11~12:00 休憩。狭い部屋で先輩とタコ部屋状態なので全然気が休まらない。
12:00 フロアへ戻る。残っていたNsと交代。引継ぎを受ける。
血圧測定。3時間透析の人はそろそろ返血となる。
12:30~続々と透析が終わっていく。MEさんと協力しながら返血、抜針(留置針を抜いて止血)
13:00~ 1回転目の患者さんが帰っていく。残りの患者さんを見ながら2回転目の患者さんの準備。
13:30~ 1回転目の終わりと2回転目の準備で慌ただしい。
14:00~ 2回転目の患者さんが入ってくる。来たら体重を測ってベッドへ案内。穿刺。
1回転目の入院の人たちも帰っていく。
15:00 全員穿刺終了。血圧を測る。午後出勤のNsに引継ぎ。
Drとカンファレンス。参加しないNsは記録やカルテ整理、検査予約、午後Nsのフォロー。
15:30 使わないベッドは片付けて明日の準備をする。
合間に物品補充や使った物の消毒、書類の整理など。
16:00~ 全体のミーティング。今日の患者を全員振り返り情報共有。
入院、検査、輸血などイベントのある患者はカルテやホワイトボードに記入して次の日のNsが
わかるようにする。
16:30~ 業務の漏れがないかチェック。次の日も出勤の場合は早めに情報取る。次の日の自分の受け持ちが検査やOPE、入院なら次の日は早く来て用意することになる。
17:00 業務終了。何もなければ帰る。残業した場合は各自で届をかいて提出。
文字にすると大したことないですね。
何もなければめちゃくちゃ楽なのは事実です。
技術看護なので病棟のような煩雑さや清潔ケアはほとんどありません。
患者さんが血圧低下すると嘔吐や失禁するのでその処理はあります。
で、透析の仕事は結局どうなの?コスパいいの?
おすすめ?給料は?休みは?
①基本的に病棟より業務の絶対量は少ない。
2回転/日までなら。3回転/日の病院は地獄(先輩談)
②オールナイト透析をやってないところは夜勤がない。つまり夜勤手当がない。給料は病棟より安い。
クリニックの場合日勤のみで30万前後もらえる。
③90%くらい定時で帰れる。
30分~1時間の残業はたまにある。
年に1~2回3時間くらい残業することもある。
④透析は休みが少なめ。透析治療の特性上やらない訳にはいかないので年末年始祝日も関係ない。

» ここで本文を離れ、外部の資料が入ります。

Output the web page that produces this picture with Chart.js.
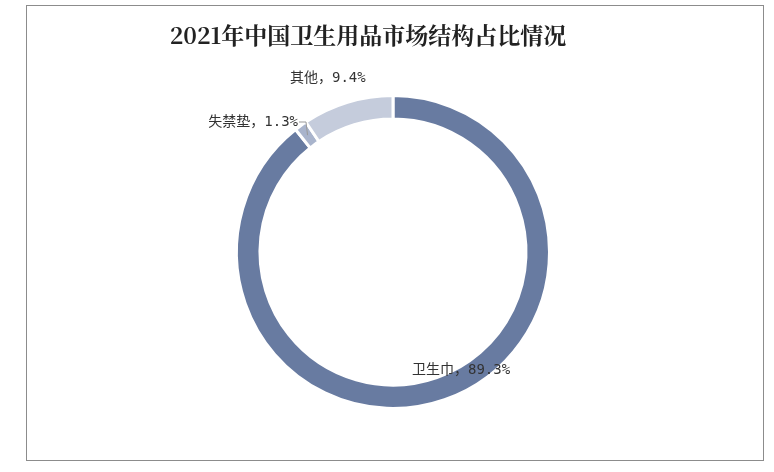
<!DOCTYPE html>
<html><head><meta charset="utf-8">
<script src="https://cdn.jsdelivr.net/npm/chart.js@4/dist/chart.umd.min.js"></script>
<style>
body{margin:0;background:#fff;}
#box{position:absolute;left:26px;top:5px;width:738px;height:456px;border:1px solid #8c8c8c;box-sizing:border-box;}
#wrap{position:absolute;left:0;top:0;width:774px;height:472px;}
</style></head><body>
<div id="box"></div>
<div id="wrap"><canvas id="c" width="774" height="472"></canvas></div>
<script>
var categories = ["卫生巾", "失禁垫", "其他"];
var shares = [89.3, 1.3, 9.4];
var colors = ["#687ba1", "#a9b4cc", "#c5ccdc"];
var chartTitle = "2021年中国卫生用品市场结构占比情况";

// label anchor positions per slice
var labelPos = [[412, 370, "left"], [298, 122, "right"], [290, 78, "left"]];

var labelPlugin = {
    id: "sliceLabels",
    afterDraw: function (chart) {
        var ctx = chart.ctx;
        ctx.save();
        ctx.font = "bold 23px 'Noto Serif CJK SC', 'Noto Sans CJK SC'";
        ctx.fillStyle = "#222";
        ctx.textAlign = "center";
        ctx.textBaseline = "middle";
        ctx.fillText(chartTitle, 368, 35);

        ctx.font = "14px 'DejaVu Sans Mono', 'Noto Sans CJK SC'";
        ctx.fillStyle = "#333";
        categories.forEach(function (name, i) {
            var p = labelPos[i];
            ctx.textAlign = p[2];
            ctx.fillText(name + "，" + shares[i].toFixed(1) + "%", p[0], p[1]);
        });
        var arc = chart.getDatasetMeta(0).data[1];
        var mid = (arc.startAngle + arc.endAngle) / 2;
        var r = (arc.innerRadius + arc.outerRadius) / 2;
        ctx.strokeStyle = "#999";
        ctx.lineWidth = 1;
        ctx.beginPath();
        ctx.moveTo(299, 122);
        ctx.lineTo(306, 122);
        ctx.lineTo(arc.x + Math.cos(mid) * r, arc.y + Math.sin(mid) * r);
        ctx.stroke();
        ctx.restore();
    }
};

new Chart(document.getElementById("c"), {
    type: "doughnut",
    data: {
        labels: categories,
        datasets: [{
            data: shares,
            backgroundColor: colors,
            borderColor: "#fff",
            borderWidth: 3
        }]
    },
    options: {
        responsive: false,
        animation: false,
        cutout: "85%",
        layout: { padding: { left: 235, right: 223, top: 94, bottom: 62 } },
        plugins: {
            legend: { display: false },
            tooltip: { enabled: false },
            title: { display: false }
        }
    },
    plugins: [labelPlugin]
});
</script>
</body></html>
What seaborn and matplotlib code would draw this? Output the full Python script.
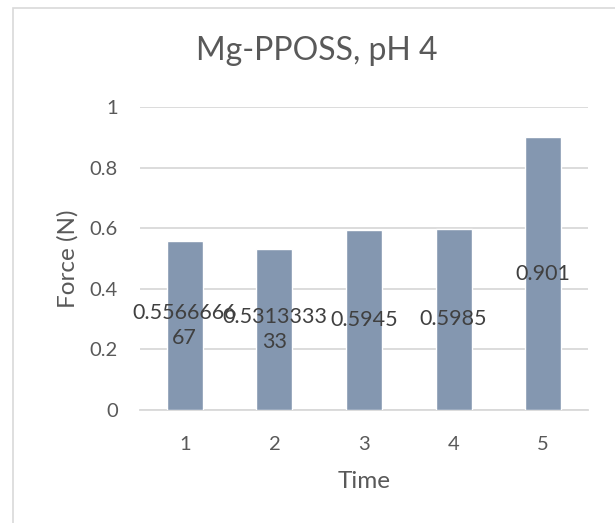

⑤慣れると何もない日は70%くらいの力でも仕事できる。
回転数や透析時間の関係上、絶対に時間内に仕事を終わらせないといけない。
処方や検査予約、処置も患者さんがいる間にしかできない。帰っちゃうから。
⑥労働量、休日、給料を総合すると薄給ホワイト寄りか。体力がなくてもできる上に一生なくならない。
1度覚えれば全国の透析で働ける。
細く長くやっていくにはいい仕事だと思う。
もっと短くまとめるつもりだったのですがどうしても説明がいるので長くなりますね。
ここまで読んでくださってありがとうございました。